Dorovan Muck

May 3, 2014.  I arrive at the visitor’s center parking lot early this cool morning to an overcast sky and rain threatening. From the low boardwalk I check the red-shouldered hawk nest in the muck swamp but see no activity.

The muck swamp is what most visitors think a swamp should look like – tall cypress and tupelo trees dripping with Spanish moss and standing in pools of stagnant water, set off by those exotic and mysterious cypress knees. Rather than the red and yellow clays that define most of the park’s soils, the muck swamp, more properly known as Dorovan muck, is an official soil type defined by the US Department of Agriculture as a “very dark brown mucky peat consisting of partially decomposed moss, leaves, roots and twigs…..extremely acid…… and associated with densely forested flood plains, hardwood swamps, and depressions in parts of the Southeast and Gulf states.”

The organic layer in a muck swamp may be more than ten feet deep. The one at Congaree is found along the northern edge of the floodplain, at the base of the upland. The sandy uplands act like a sponge that absorbs rainwater and slowly releases it as underground seepage that trickles into the muck swamp, where it tends to collect on the surface, even after periods of no rain when the rest of the floodplain is dry. During prolonged dry periods, however, the muck swamp will dry up, at least on the surface, but the water table is never far from the surface.

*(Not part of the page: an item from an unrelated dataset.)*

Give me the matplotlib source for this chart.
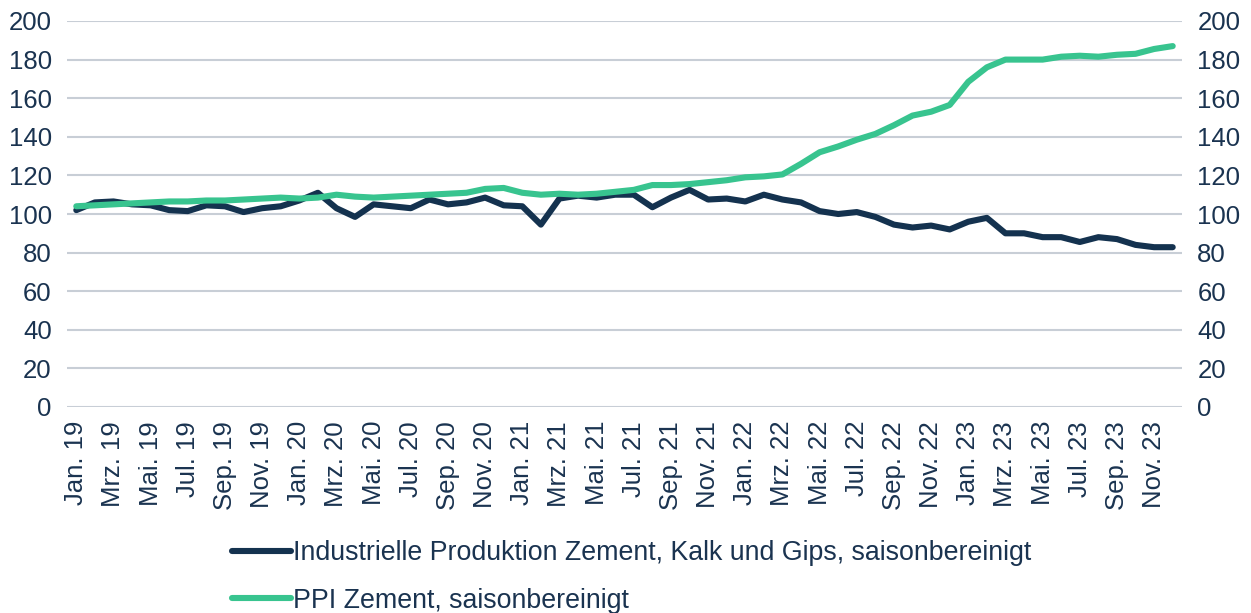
import matplotlib
matplotlib.use("Agg")
import matplotlib.pyplot as plt
import numpy as np

# monthly values Jan 2019 .. Dec 2023
months = ["Jan.", "Feb.", "Mrz.", "Apr.", "Mai.", "Jun.", "Jul.", "Aug.", "Sep.", "Okt.", "Nov.", "Dez."]
years = ["19", "20", "21", "22", "23"]
labels = [f"{m} {y}" for y in years for m in months]

produktion = [102, 106, 106.5, 105, 104.5, 102, 101.5, 104.5, 104, 101, 103, 104,
              107, 111, 103, 98.5, 105, 104, 103, 107.5, 105, 106, 108.5, 104.5,
              104, 94.5, 108, 109.5, 108.5, 110, 110, 103.5, 108.5, 112.5, 107.5, 108,
              106.5, 110, 107.5, 106, 101.5, 100, 101, 98.5, 94.5, 93, 94, 92,
              96, 98, 90, 90, 88, 88, 85.5, 88, 87, 84, 82.8, 82.8]

ppi = [104, 104.5, 105, 105.5, 106, 106.5, 106.5, 107, 107, 107.5, 108, 108.5,
       108, 108.5, 110, 109, 108.5, 109, 109.5, 110, 110.5, 111, 113, 113.5,
       111, 110, 110.5, 110, 110.5, 111.5, 112.5, 115, 115, 115.5, 116.5, 117.5,
       119, 119.5, 120.5, 126, 132, 135, 138.5, 141.5, 146, 151, 153, 156.5,
       168.5, 176, 180, 180, 180, 181.5, 182, 181.5, 182.5, 183, 185.5, 187]

navy = "#14324f"
green = "#38c48f"
text_col = "#1a3350"
grid_col = "#c8ced6"

plt.rcParams['font.family'] = ['Liberation Sans', 'DejaVu Sans']

fig = plt.figure(figsize=(12.51, 6.13), dpi=100)
ax = fig.add_axes([67 / 1251, 1 - 407 / 613, (1182 - 67) / 1251, (407 - 21) / 613])

x = np.arange(len(labels))
l1, = ax.plot(x, produktion, color=navy, lw=4.4, solid_capstyle="round", solid_joinstyle="round",
              label="Industrielle Produktion Zement, Kalk und Gips, saisonbereinigt")
l2, = ax.plot(x, ppi, color=green, lw=4.4, solid_capstyle="round", solid_joinstyle="round",
              label="PPI Zement, saisonbereinigt")

ax.set_xlim(-0.5, len(labels) - 0.5)
ax.set_ylim(0, 200)
ax.set_yticks(np.arange(0, 201, 20))
ax.yaxis.grid(True, color=grid_col, lw=1.5)
ax.set_axisbelow(True)
for s in ax.spines.values():
    s.set_visible(False)

ax.set_xticks(x[::2])
ax.set_xticklabels(labels[::2], rotation=90, fontsize=18.5, color=text_col)
ax.tick_params(axis="both", length=0, colors=text_col)
ax.tick_params(axis="y", labelsize=18.5, pad=11)
ax.tick_params(axis="x", pad=10)

ax2 = ax.twinx()
ax2.set_ylim(0, 200)
ax2.set_yticks(np.arange(0, 201, 20))
ax2.tick_params(axis="y", length=0, labelsize=18.5, colors=text_col, pad=11)
for s in ax2.spines.values():
    s.set_visible(False)

leg = fig.legend(handles=[l1, l2], loc="center left", bbox_to_anchor=(232 / 1251, 1 - 577 / 613),
                 frameon=False, handlelength=2.2, handletextpad=0.08, labelspacing=0.8,
                 borderpad=0, borderaxespad=0,
                 prop={"family": ["Liberation Sans Narrow", "Liberation Sans"], "size": 19.3})
for t in leg.get_texts():
    t.set_color(text_col)

fig.savefig("out.png", dpi=100)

While a geology graduate student at the University of South Carolina, Dr. David Shelley (now Education Coordinator at Congaree’s Old Growth Bottomland Forest Research and Education Center) and his advisor, Dr. Art Cohen, conducted a fascinating study, using sediment cores, of the muck swamp.

For their deepest core, the scientists estimated an age of 21,000 years and based on the plant material, the muck swamp was then an oxbow lake with spruce trees growing nearby. By 3,500 years ago the lake had filled in with sediments and turned into a swamp. Pollen analysis revealed a forest that was becoming more similar to the current one, consisting of pines, sweetgums, alders, and maples, and for the first time, tupelo, cypress, and magnolia were showing up. The upper sediments closest to the surface had a pollen composition heavy with swamp tupelo, much like today’s muck swamp forest. Throughout most of the cores, the researchers were finding charcoal, indicating that fires were part and parcel of the prehistoric landscape.

The muck swamp is one of the more unusual plant and geologic community types found in the Congaree floodplain, but it only represents a small portion of the park which consists chiefly of a  diverse and drier bottomland hardwood forest growing in fertile red or yellow clay sediments deposited by regularly occurring floodwaters.